======== Recorded information
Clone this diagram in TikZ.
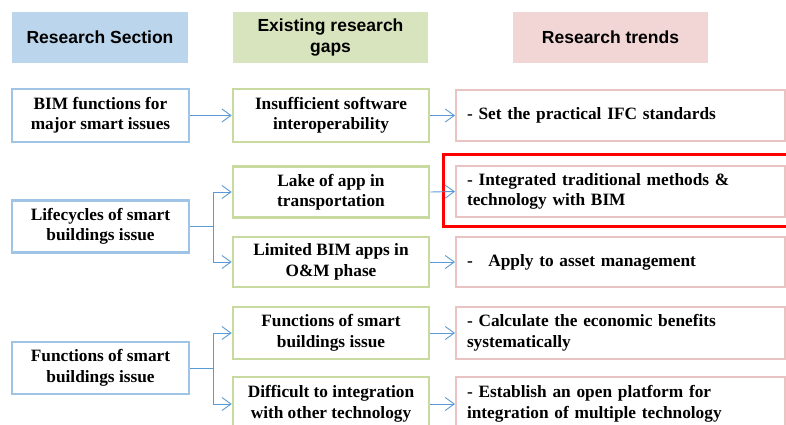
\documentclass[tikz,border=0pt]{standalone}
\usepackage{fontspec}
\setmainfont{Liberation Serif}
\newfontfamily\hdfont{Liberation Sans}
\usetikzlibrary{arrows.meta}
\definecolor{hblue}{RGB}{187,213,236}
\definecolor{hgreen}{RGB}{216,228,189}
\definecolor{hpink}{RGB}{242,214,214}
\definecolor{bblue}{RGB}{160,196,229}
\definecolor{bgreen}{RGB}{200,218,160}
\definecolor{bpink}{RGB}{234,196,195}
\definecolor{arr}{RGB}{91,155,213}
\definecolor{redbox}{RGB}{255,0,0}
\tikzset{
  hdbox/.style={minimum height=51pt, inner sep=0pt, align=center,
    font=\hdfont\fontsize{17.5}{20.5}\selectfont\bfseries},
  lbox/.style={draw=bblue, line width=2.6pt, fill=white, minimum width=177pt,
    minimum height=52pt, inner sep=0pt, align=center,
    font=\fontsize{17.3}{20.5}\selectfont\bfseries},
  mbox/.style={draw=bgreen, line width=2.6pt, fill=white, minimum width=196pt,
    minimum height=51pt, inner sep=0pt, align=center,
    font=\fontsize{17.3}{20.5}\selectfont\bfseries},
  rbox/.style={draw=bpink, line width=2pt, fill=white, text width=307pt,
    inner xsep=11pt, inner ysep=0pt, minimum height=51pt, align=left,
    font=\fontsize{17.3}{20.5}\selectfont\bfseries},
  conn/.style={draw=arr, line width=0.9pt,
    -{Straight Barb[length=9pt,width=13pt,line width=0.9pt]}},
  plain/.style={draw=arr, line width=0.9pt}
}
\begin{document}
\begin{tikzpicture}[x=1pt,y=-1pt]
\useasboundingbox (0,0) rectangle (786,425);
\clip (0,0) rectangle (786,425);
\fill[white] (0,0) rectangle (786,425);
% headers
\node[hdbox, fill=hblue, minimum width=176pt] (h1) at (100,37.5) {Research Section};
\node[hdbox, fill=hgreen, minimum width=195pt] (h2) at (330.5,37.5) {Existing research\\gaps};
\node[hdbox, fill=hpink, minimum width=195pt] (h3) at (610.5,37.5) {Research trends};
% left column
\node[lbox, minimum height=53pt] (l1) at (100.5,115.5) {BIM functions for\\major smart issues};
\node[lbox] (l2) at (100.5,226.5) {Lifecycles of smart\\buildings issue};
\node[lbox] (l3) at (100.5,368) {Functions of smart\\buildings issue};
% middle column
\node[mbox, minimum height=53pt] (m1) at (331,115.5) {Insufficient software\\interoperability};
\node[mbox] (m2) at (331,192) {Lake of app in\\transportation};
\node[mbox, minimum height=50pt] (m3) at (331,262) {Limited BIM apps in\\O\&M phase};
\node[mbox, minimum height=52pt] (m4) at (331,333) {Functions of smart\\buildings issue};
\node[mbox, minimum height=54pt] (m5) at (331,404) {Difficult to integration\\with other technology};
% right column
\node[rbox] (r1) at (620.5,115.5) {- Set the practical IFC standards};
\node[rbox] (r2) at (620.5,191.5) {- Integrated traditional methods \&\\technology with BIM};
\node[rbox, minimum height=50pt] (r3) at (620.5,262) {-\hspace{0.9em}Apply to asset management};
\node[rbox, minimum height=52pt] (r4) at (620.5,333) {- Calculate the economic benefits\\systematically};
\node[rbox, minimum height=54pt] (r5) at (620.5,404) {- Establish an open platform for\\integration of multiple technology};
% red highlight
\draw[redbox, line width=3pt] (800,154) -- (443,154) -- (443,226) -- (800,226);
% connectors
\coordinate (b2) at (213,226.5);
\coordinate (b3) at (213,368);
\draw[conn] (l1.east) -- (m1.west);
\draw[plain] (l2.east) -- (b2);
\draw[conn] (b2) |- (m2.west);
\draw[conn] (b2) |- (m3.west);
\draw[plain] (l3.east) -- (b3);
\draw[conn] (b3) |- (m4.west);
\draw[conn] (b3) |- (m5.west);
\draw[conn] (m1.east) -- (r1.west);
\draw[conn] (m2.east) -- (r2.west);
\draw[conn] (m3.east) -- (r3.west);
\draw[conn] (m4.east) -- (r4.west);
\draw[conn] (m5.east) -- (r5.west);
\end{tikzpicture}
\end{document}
================
## Written problem
Leave out the pictures and transcribe everything else exactly.

## Output below
Clone this diagram in TikZ.
\documentclass[tikz,border=0pt]{standalone}
\usepackage{fontspec}
\setmainfont{Liberation Serif}
\newfontfamily\hdfont{Liberation Sans}
\usetikzlibrary{arrows.meta}
\definecolor{hblue}{RGB}{187,213,236}
\definecolor{hgreen}{RGB}{216,228,189}
\definecolor{hpink}{RGB}{242,214,214}
\definecolor{bblue}{RGB}{160,196,229}
\definecolor{bgreen}{RGB}{200,218,160}
\definecolor{bpink}{RGB}{234,196,195}
\definecolor{arr}{RGB}{91,155,213}
\definecolor{redbox}{RGB}{255,0,0}
\tikzset{
  hdbox/.style={minimum height=51pt, inner sep=0pt, align=center,
    font=\hdfont\fontsize{17.5}{20.5}\selectfont\bfseries},
  lbox/.style={draw=bblue, line width=2.6pt, fill=white, minimum width=177pt,
    minimum height=52pt, inner sep=0pt, align=center,
    font=\fontsize{17.3}{20.5}\selectfont\bfseries},
  mbox/.style={draw=bgreen, line width=2.6pt, fill=white, minimum width=196pt,
    minimum height=51pt, inner sep=0pt, align=center,
    font=\fontsize{17.3}{20.5}\selectfont\bfseries},
  rbox/.style={draw=bpink, line width=2pt, fill=white, text width=307pt,
    inner xsep=11pt, inner ysep=0pt, minimum height=51pt, align=left,
    font=\fontsize{17.3}{20.5}\selectfont\bfseries},
  conn/.style={draw=arr, line width=0.9pt,
    -{Straight Barb[length=9pt,width=13pt,line width=0.9pt]}},
  plain/.style={draw=arr, line width=0.9pt}
}
\begin{document}
\begin{tikzpicture}[x=1pt,y=-1pt]
\useasboundingbox (0,0) rectangle (786,425);
\clip (0,0) rectangle (786,425);
\fill[white] (0,0) rectangle (786,425);
% headers
\node[hdbox, fill=hblue, minimum width=176pt] (h1) at (100,37.5) {Research Section};
\node[hdbox, fill=hgreen, minimum width=195pt] (h2) at (330.5,37.5) {Existing research\\gaps};
\node[hdbox, fill=hpink, minimum width=195pt] (h3) at (610.5,37.5) {Research trends};
% left column
\node[lbox, minimum height=53pt] (l1) at (100.5,115.5) {BIM functions for\\major smart issues};
\node[lbox] (l2) at (100.5,226.5) {Lifecycles of smart\\buildings issue};
\node[lbox] (l3) at (100.5,368) {Functions of smart\\buildings issue};
% middle column
\node[mbox, minimum height=53pt] (m1) at (331,115.5) {Insufficient software\\interoperability};
\node[mbox] (m2) at (331,192) {Lake of app in\\transportation};
\node[mbox, minimum height=50pt] (m3) at (331,262) {Limited BIM apps in\\O\&M phase};
\node[mbox, minimum height=52pt] (m4) at (331,333) {Functions of smart\\buildings issue};
\node[mbox, minimum height=54pt] (m5) at (331,404) {Difficult to integration\\with other technology};
% right column
\node[rbox] (r1) at (620.5,115.5) {- Set the practical IFC standards};
\node[rbox] (r2) at (620.5,191.5) {- Integrated traditional methods \&\\technology with BIM};
\node[rbox, minimum height=50pt] (r3) at (620.5,262) {-\hspace{0.9em}Apply to asset management};
\node[rbox, minimum height=52pt] (r4) at (620.5,333) {- Calculate the economic benefits\\systematically};
\node[rbox, minimum height=54pt] (r5) at (620.5,404) {- Establish an open platform for\\integration of multiple technology};
% red highlight
\draw[redbox, line width=3pt] (800,154) -- (443,154) -- (443,226) -- (800,226);
% connectors
\coordinate (b2) at (213,226.5);
\coordinate (b3) at (213,368);
\draw[conn] (l1.east) -- (m1.west);
\draw[plain] (l2.east) -- (b2);
\draw[conn] (b2) |- (m2.west);
\draw[conn] (b2) |- (m3.west);
\draw[plain] (l3.east) -- (b3);
\draw[conn] (b3) |- (m4.west);
\draw[conn] (b3) |- (m5.west);
\draw[conn] (m1.east) -- (r1.west);
\draw[conn] (m2.east) -- (r2.west);
\draw[conn] (m3.east) -- (r3.west);
\draw[conn] (m4.east) -- (r4.west);
\draw[conn] (m5.east) -- (r5.west);
\end{tikzpicture}
\end{document}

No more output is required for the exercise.